(WRITTEN EXERCISE): Go through the listing and set it down exactly, leaving out its pictures.

[Extracted data entries]
_ _ _
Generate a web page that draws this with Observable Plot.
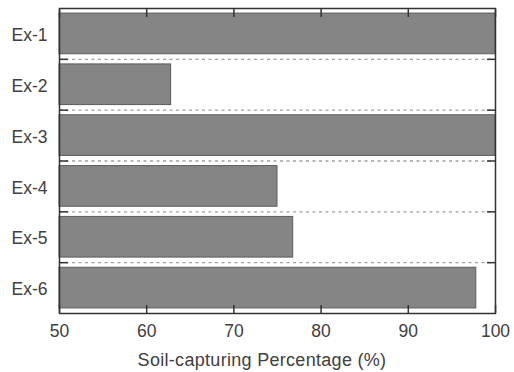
<!DOCTYPE html>
<html><head><meta charset="utf-8">
<script src="https://cdn.jsdelivr.net/npm/d3@7"></script>
<script src="https://cdn.jsdelivr.net/npm/@observablehq/plot@0.6"></script>
<style>body{margin:0;background:#fff}</style>
</head><body><div id="chart"></div>
<script>
const categories = ["Ex-1", "Ex-2", "Ex-3", "Ex-4", "Ex-5", "Ex-6"];
const values = [100, 62.8, 100, 75.0, 76.8, 97.8];
const xTicks = [50, 60, 70, 80, 90, 100];
const xDomain = [50, 100];
const xLabel = "Soil-capturing Percentage (%)";

const data = categories.map((c, i) => ({name: c, idx: i, value: values[i]}));
const boundaries = d3.range(1, categories.length);
const centers = categories.map((c, i) => i + 0.5);
const ink = "#333";
const textColor = "#404040";

const chart = Plot.plot({
  width: 514, height: 372,
  marginTop: 8, marginRight: 19, marginBottom: 59, marginLeft: 59,
  style: {fontFamily: "'Liberation Sans', Arial, sans-serif", fontSize: "17px", color: textColor, background: "#fff"},
  x: {domain: xDomain},
  y: {domain: [0, categories.length], reverse: true},
  marks: [
    Plot.ruleY(boundaries, {stroke: "#a0a0a0", strokeDasharray: "3,3.5", strokeWidth: 1.3}),
    Plot.rect(data, {x1: xDomain[0], x2: "value", y1: d => d.idx + 0.1, y2: d => d.idx + 0.9,
      fill: "#858585", stroke: "#5c5c5c", strokeWidth: 1}),
    Plot.axisY({anchor: "left", ticks: centers, tickSize: 0, tickPadding: 12, fontSize: 17.5, dy: 1.5,
      tickFormat: i => categories[Math.floor(i)], label: null}),
    Plot.axisY({anchor: "left", ticks: boundaries, tickSize: -9, tickFormat: () => "", label: null, stroke: ink, strokeWidth: 1.5}),
    Plot.axisY({anchor: "right", ticks: boundaries, tickSize: -9, tickFormat: () => "", label: null, stroke: ink, strokeWidth: 1.5}),
    Plot.axisX({anchor: "bottom", ticks: xTicks, tickSize: 0, tickPadding: 11, fontSize: 17.5, label: null}),
    Plot.axisX({anchor: "bottom", ticks: xTicks, tickSize: -8, tickFormat: () => "", label: null, stroke: ink, strokeWidth: 1.5}),
    Plot.axisX({anchor: "top", ticks: xTicks, tickSize: -8, tickFormat: () => "", label: null, stroke: ink, strokeWidth: 1.5}),
    Plot.text([xLabel], {frameAnchor: "bottom", dy: 52, dx: -15.5, lineAnchor: "bottom", fontSize: 18,
      fill: textColor, text: d => d}),
    Plot.frame({stroke: ink, strokeWidth: 1.5})
  ]
});
chart.querySelectorAll("text").forEach(t => { if (t.textContent === xLabel) t.style.letterSpacing = "0.3px"; });
document.getElementById("chart").append(chart);
</script>
</body></html>
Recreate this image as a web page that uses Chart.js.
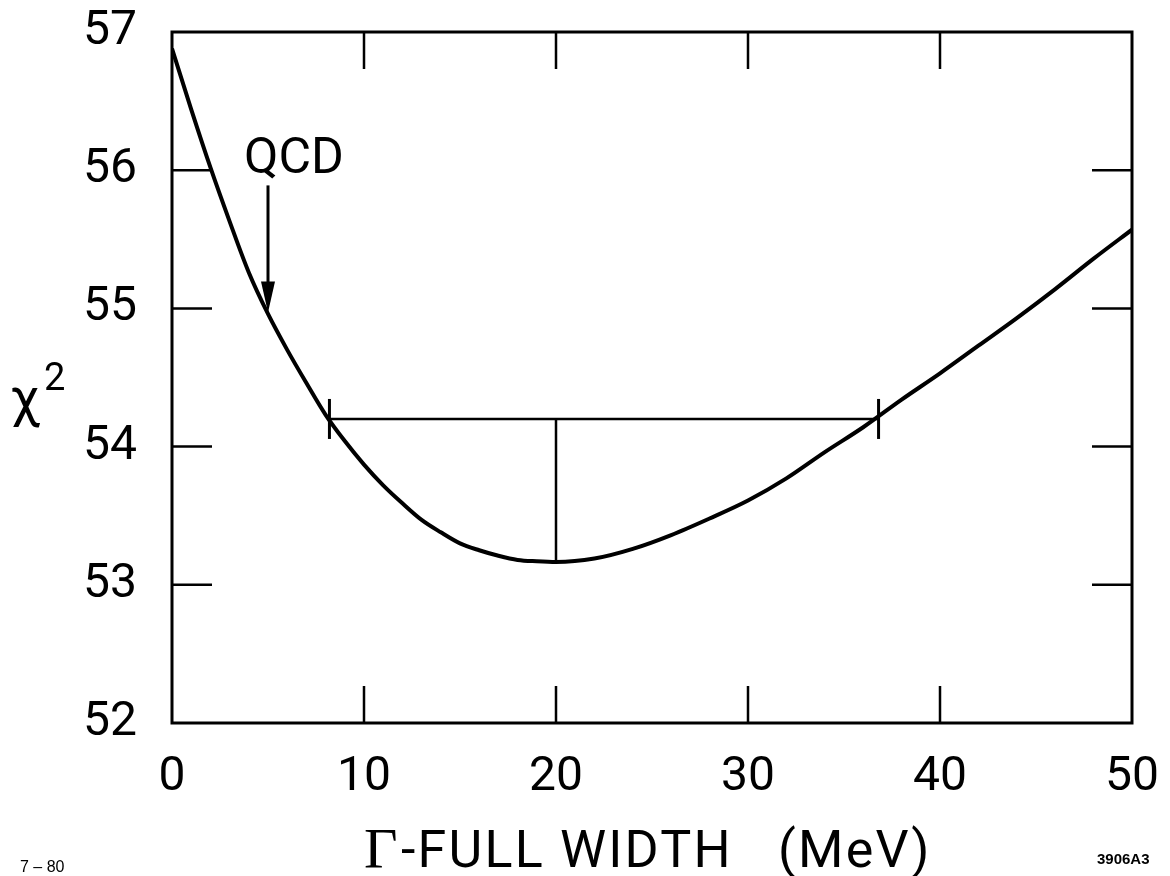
_ _ _
(ANSWER BELOW):
Generate a web page that draws this with Observable Plot.
<!DOCTYPE html>
<html><head><meta charset="utf-8">
<script src="https://cdn.jsdelivr.net/npm/d3@7"></script>
<script src="https://cdn.jsdelivr.net/npm/@observablehq/plot@0.6"></script>
<style>body{margin:0;background:#fff}</style>
</head><body><div id="chart"></div>
<script>
const categories = ["Ex-1", "Ex-2", "Ex-3", "Ex-4", "Ex-5", "Ex-6"];
const values = [100, 62.8, 100, 75.0, 76.8, 97.8];
const xTicks = [50, 60, 70, 80, 90, 100];
const xDomain = [50, 100];
const xLabel = "Soil-capturing Percentage (%)";

const data = categories.map((c, i) => ({name: c, idx: i, value: values[i]}));
const boundaries = d3.range(1, categories.length);
const centers = categories.map((c, i) => i + 0.5);
const ink = "#333";
const textColor = "#404040";

const chart = Plot.plot({
  width: 514, height: 372,
  marginTop: 8, marginRight: 19, marginBottom: 59, marginLeft: 59,
  style: {fontFamily: "'Liberation Sans', Arial, sans-serif", fontSize: "17px", color: textColor, background: "#fff"},
  x: {domain: xDomain},
  y: {domain: [0, categories.length], reverse: true},
  marks: [
    Plot.ruleY(boundaries, {stroke: "#a0a0a0", strokeDasharray: "3,3.5", strokeWidth: 1.3}),
    Plot.rect(data, {x1: xDomain[0], x2: "value", y1: d => d.idx + 0.1, y2: d => d.idx + 0.9,
      fill: "#858585", stroke: "#5c5c5c", strokeWidth: 1}),
    Plot.axisY({anchor: "left", ticks: centers, tickSize: 0, tickPadding: 12, fontSize: 17.5, dy: 1.5,
      tickFormat: i => categories[Math.floor(i)], label: null}),
    Plot.axisY({anchor: "left", ticks: boundaries, tickSize: -9, tickFormat: () => "", label: null, stroke: ink, strokeWidth: 1.5}),
    Plot.axisY({anchor: "right", ticks: boundaries, tickSize: -9, tickFormat: () => "", label: null, stroke: ink, strokeWidth: 1.5}),
    Plot.axisX({anchor: "bottom", ticks: xTicks, tickSize: 0, tickPadding: 11, fontSize: 17.5, label: null}),
    Plot.axisX({anchor: "bottom", ticks: xTicks, tickSize: -8, tickFormat: () => "", label: null, stroke: ink, strokeWidth: 1.5}),
    Plot.axisX({anchor: "top", ticks: xTicks, tickSize: -8, tickFormat: () => "", label: null, stroke: ink, strokeWidth: 1.5}),
    Plot.text([xLabel], {frameAnchor: "bottom", dy: 52, dx: -15.5, lineAnchor: "bottom", fontSize: 18,
      fill: textColor, text: d => d}),
    Plot.frame({stroke: ink, strokeWidth: 1.5})
  ]
});
chart.querySelectorAll("text").forEach(t => { if (t.textContent === xLabel) t.style.letterSpacing = "0.3px"; });
document.getElementById("chart").append(chart);
</script>
</body></html>
Recreate this image as a web page that uses Chart.js.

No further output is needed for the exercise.